Visualizing Performance Data

Chapter: Application Performance Concepts

In addition to measuring performance data, we also have to visualize it for analysis. Depending on the underlying data structure, we differentiate two types of data for visualization:

Time-based data, like JMX values, are represented as relations, or tuples, where the data value is paired with a timestamp. So for each measurement of, for example, CPU load, network usage, or transaction count, there can only be a single value or data point. Depending on the use case, we can visualize these data using various chart types: line, meter, traffic lights, whatever it takes to plot this information for a given use case.
Execution-time data is represented hierarchically as an ordering of methods and associated execution times—a call tree. In fact, all of the execution-time measurements we've mentioned can be visualized as trees.
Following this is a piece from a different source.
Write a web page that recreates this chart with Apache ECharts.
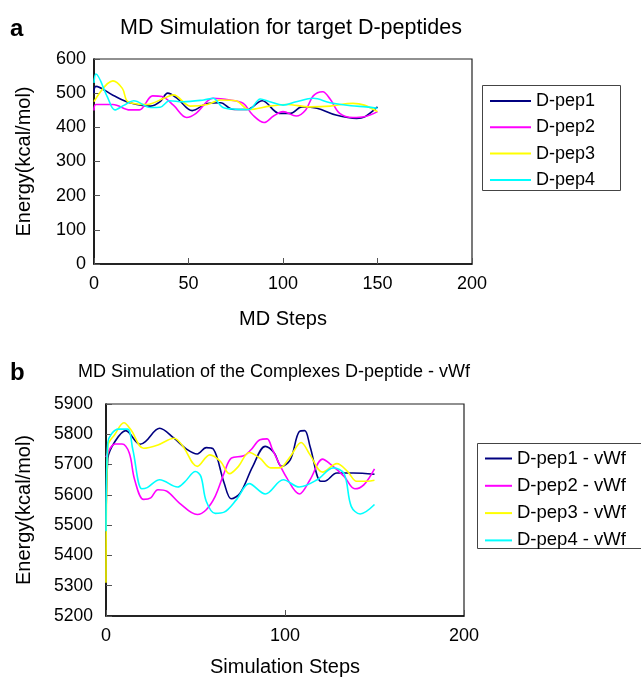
<!DOCTYPE html>
<html>
<head>
<meta charset="utf-8">
<script src="https://cdn.jsdelivr.net/npm/echarts@6/dist/echarts.min.js"></script>
<style>
html,body{margin:0;padding:0;background:#fff;}
#chart{width:641px;height:678px;}
</style>
</head>
<body>
<div id="chart"></div>
<script>
// ---- Panel a data ----
const namesA = ['D-pep1', 'D-pep2', 'D-pep3', 'D-pep4'];
const xTicksA = [0, 50, 100, 150, 200];
const yTicksA = [0, 100, 200, 300, 400, 500, 600];
const pep1aSteps = [0,1,10,19,30,35,39,44,52,60,67,73,81,89,98,104,110,118,128,139,143,150];
const pep1aVals  = [500,520,494,472,462,475,500,485,449,470,472,453,452,478,441,441,460,456,436,426,430,460];
const pep2aSteps = [0,1,10,19,24,31,36,42,49,54,63,72,79,84,90,95,100,107,112,116,121,125,130,137,143,150];
const pep2aVals  = [449,467,467,451,451,492,490,465,429,441,485,480,470,436,414,433,446,433,451,492,504,482,441,429,431,446];
const pep3aSteps = [0,10,15,18,28,37,42,51,60,67,75,82,93,102,114,125,137,143,150];
const pep3aVals  = [475,536,514,475,467,485,495,462,467,480,478,452,462,467,460,462,470,465,446];
const pep4aSteps = [0,1,7,11,16,21,30,35,40,47,58,63,68,75,82,88,93,100,107,116,125,136,144,150];
const pep4aVals  = [530,556,490,451,465,478,458,459,478,475,480,485,459,453,452,483,475,465,475,485,472,463,460,456];

// ---- Panel b data ----
const namesB = ['D-pep1 - vWf', 'D-pep2 - vWf', 'D-pep3 - vWf', 'D-pep4 - vWf'];
const xTicksB = [0, 100, 200];
const yTicksB = [5200, 5300, 5400, 5500, 5600, 5700, 5800, 5900];
const pep1bSteps = [0,1,5,11,19,22,30,38,45,51,56,60,66,70,75,82,89,94,98,103,108,111,114,120,122,129,138,150];
const pep1bVals  = [5450,5720,5776,5812,5767,5776,5820,5787,5751,5735,5756,5751,5639,5587,5606,5694,5760,5738,5694,5716,5809,5812,5760,5645,5645,5672,5672,5668];
const pep2bSteps = [0,5,9,13,16,21,25,29,34,41,51,56,61,66,70,77,81,86,90,93,101,108,114,121,125,133,139,144,150];
const pep2bVals  = [5725,5768,5768,5738,5650,5585,5590,5617,5612,5573,5535,5551,5595,5672,5721,5729,5749,5782,5785,5749,5656,5603,5650,5718,5703,5661,5620,5633,5686];
const pep3bSteps = [0,1,5,10,14,21,29,38,43,51,58,64,69,74,80,86,92,97,103,109,114,121,129,135,140,146,150];
const pep3bVals  = [5310,5760,5800,5838,5814,5754,5765,5787,5760,5694,5732,5710,5670,5694,5740,5721,5689,5689,5727,5773,5732,5675,5703,5677,5645,5645,5648];
const pep4bSteps = [0,1,7,12,15,20,23,30,40,44,50,53,56,61,66,73,80,89,99,108,118,127,133,137,142,150];
const pep4bVals  = [5480,5772,5817,5817,5749,5620,5624,5650,5626,5643,5677,5661,5579,5539,5543,5585,5637,5603,5650,5626,5650,5689,5670,5562,5537,5568];

const colors = ['#000080', '#FF00FF', '#FFFF00', '#00FFFF'];
const FONT = 'Liberation Sans, Arial, Helvetica, sans-serif';

function pairs(xs, ys) { return xs.map((x, i) => [x, ys[i]]); }

const seriesA = [
  pairs(pep1aSteps, pep1aVals), pairs(pep2aSteps, pep2aVals),
  pairs(pep3aSteps, pep3aVals), pairs(pep4aSteps, pep4aVals)
];
const seriesB = [
  pairs(pep1bSteps, pep1bVals), pairs(pep2bSteps, pep2bVals),
  pairs(pep3bSteps, pep3bVals), pairs(pep4bSteps, pep4bVals)
];

function mkSeries(data, names, gi) {
  return data.map((d, i) => ({
    name: names[i], type: 'line', xAxisIndex: gi, yAxisIndex: gi,
    data: d, smooth: 0.35, symbol: 'none', showSymbol: false,
    lineStyle: { color: colors[i], width: 1.6 }, itemStyle: { color: colors[i] },
    animation: false, z: 3 + i
  }));
}

function xAxis(gi, ticks, name, gap, fs) {
  return {
    type: 'value', gridIndex: gi, min: ticks[0], max: ticks[ticks.length - 1],
    interval: ticks[1] - ticks[0],
    name: name, nameLocation: 'middle', nameGap: gap,
    nameTextStyle: { fontFamily: FONT, fontSize: 20, color: '#000' },
    axisLine: { show: true, lineStyle: { color: '#000', width: 1.5 } },
    axisTick: { show: true, inside: true, length: 6, lineStyle: { color: '#555', width: 1 } },
    axisLabel: { fontFamily: FONT, fontSize: fs, color: '#000', margin: 11, formatter: v => String(v) },
    splitLine: { show: false }
  };
}
function yAxis(gi, ticks, gap, margin, fs) {
  return {
    type: 'value', gridIndex: gi, min: ticks[0], max: ticks[ticks.length - 1],
    interval: ticks[1] - ticks[0],
    name: 'Energy(kcal/mol)', nameLocation: 'middle', nameGap: gap, nameRotate: 90,
    nameTextStyle: { fontFamily: FONT, fontSize: 20, color: '#000' },
    axisLine: { show: true, lineStyle: { color: '#000', width: 1.5 } },
    axisTick: { show: true, inside: true, length: 6, lineStyle: { color: '#555', width: 1 } },
    axisLabel: { fontFamily: FONT, fontSize: fs, color: '#000', margin: margin, formatter: v => String(v) },
    splitLine: { show: false }
  };
}

const chart = echarts.init(document.getElementById('chart'), null, { renderer: 'canvas' });
chart.setOption({
  backgroundColor: '#fff',
  animation: false,
  grid: [
    { left: 94, top: 59, width: 378, height: 205, show: true, borderColor: '#222', borderWidth: 1.2, backgroundColor: 'transparent' },
    { left: 106, top: 404, width: 358, height: 213, show: true, borderColor: '#222', borderWidth: 1.2, backgroundColor: 'transparent' }
  ],
  xAxis: [ xAxis(0, xTicksA, 'MD Steps', 45, 18), xAxis(1, xTicksB, 'Simulation Steps', 41, 18) ],
  yAxis: [ yAxis(0, yTicksA, 60, 8, 18), yAxis(1, yTicksB, 72, 13, 17.5) ],
  legend: [
    { data: namesA, orient: 'vertical', left: 490, top: 92, padding: 0, icon: 'rect',
      itemWidth: 41, itemHeight: 2, itemGap: 8.3,
      textStyle: { fontFamily: FONT, fontSize: 18, color: '#000', lineHeight: 18 } },
    { data: namesB, orient: 'vertical', left: 485, top: 449, padding: 0, icon: 'rect',
      itemWidth: 27, itemHeight: 2, itemGap: 8.3,
      textStyle: { fontFamily: FONT, fontSize: 18.5, color: '#000', lineHeight: 18 } }
  ],
  graphic: [
    { type: 'rect', shape: { x: 482.5, y: 85.5, width: 138, height: 105 }, style: { fill: 'none', stroke: '#444', lineWidth: 1 }, z: 1 },
    { type: 'rect', shape: { x: 477.5, y: 443.5, width: 170, height: 105 }, style: { fill: 'none', stroke: '#444', lineWidth: 1 }, z: 1 },
    { type: 'text', x: 10, y: 29, style: { text: 'a', font: 'bold 24px ' + FONT, fill: '#000', textVerticalAlign: 'middle' } },
    { type: 'text', x: 10, y: 373, style: { text: 'b', font: 'bold 24px ' + FONT, fill: '#000', textVerticalAlign: 'middle' } },
    { type: 'text', x: 291, y: 28, style: { text: 'MD Simulation for target D-peptides', font: '21.5px ' + FONT, fill: '#000', textAlign: 'center', textVerticalAlign: 'middle' } },
    { type: 'text', x: 274, y: 372, style: { text: 'MD Simulation of the Complexes D-peptide - vWf', font: '18px ' + FONT, fill: '#000', textAlign: 'center', textVerticalAlign: 'middle' } }
  ],
  series: mkSeries(seriesA, namesA, 0).concat(mkSeries(seriesB, namesB, 1))
});
</script>
</body>
</html>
Note however, that the semantics for reading these different trees is not always the same.

We will not cover the representation of time-based monitoring data in further detail as it is quite easy to understand. However, the different representations for execution-time data require a bit more of explanation.

Aggregating Execution Data in Call Trees

Both time-based and event-based execution data can be represented as call trees. This nicely illustrates the call hierarchy, but at the cost of obscuring the actual sequence of individual calls.

Call trees are primarily used to help identify execution hot spots—those areas where methods are called most frequently and have the greatest execution times.

Practically speaking, problems due to high CPU utilization or long wait times caused by lengthy synchronization are easily diagnosed with call trees. However, the loss of call sequence information makes it impossible to use call trees to find logical control flow issues.

On the one hand, using call trees, we should be able to identify an application hot spot caused by a long-running and complex database call. On the other hand, call trees are not likely to illuminate a problem stemming from a high number of cache misses requiring repeated queries of the database. The cache miss method is likely lost in the hotspots, since it does not consume much execution time.

Depending on the performance tool used, you may also have additional information available, such as called database statements, specific URLs, or other important diagnostic data. There is also a certain amount of data and report customization available. Using these data can help to distinguish call data and to enable better and simpler analysis.

The call to HashMap.get requires the most CPU time; the return call tree shows what the calls were. — Figure 1.16: HashMap.get requires the most CPU time; the return call tree shows what the calls were.

With regard to complex performance problems, however, one quickly reaches the limits of this approach.

Visualizing Individual Call Traces

Using transactional measurement methods makes it possible to show the call sequence of each transaction or request individually. The visual representation will look very similar to a call tree, but the data is far more precise and therefore the visualization will be more accurate.

Call traces show the timely sequence of method execution, which provides a visual representation of transaction-based logical flow. With this visualization technique, complex problems, like the one described above, are no longer un-diagnosable! Furthermore, as we can see in the example below, this information can also be used to diagnose functional problems, like an exception being thrown in the context of a remote service invocation.

Figure 1.17: A transactional trace visualizes the execution of a request, including context information.

Showing Complex Transactions as Transaction Flows

Particularly in distributed environments, call trace visualizations provide invaluable insight into the dynamic characteristics of application performance. However, when used in a production environment where there's a constant load of thousands of transactions per second, it is no longer feasible to examine individual transactions.

This brings us into the realm of transaction flow visualizations, which, as the name implies, are able to represent the flow of individual or aggregated transactions through an application. As shown in the figure below, this visualization is used to analyze performance problems in complex, high-volume, distributed environments.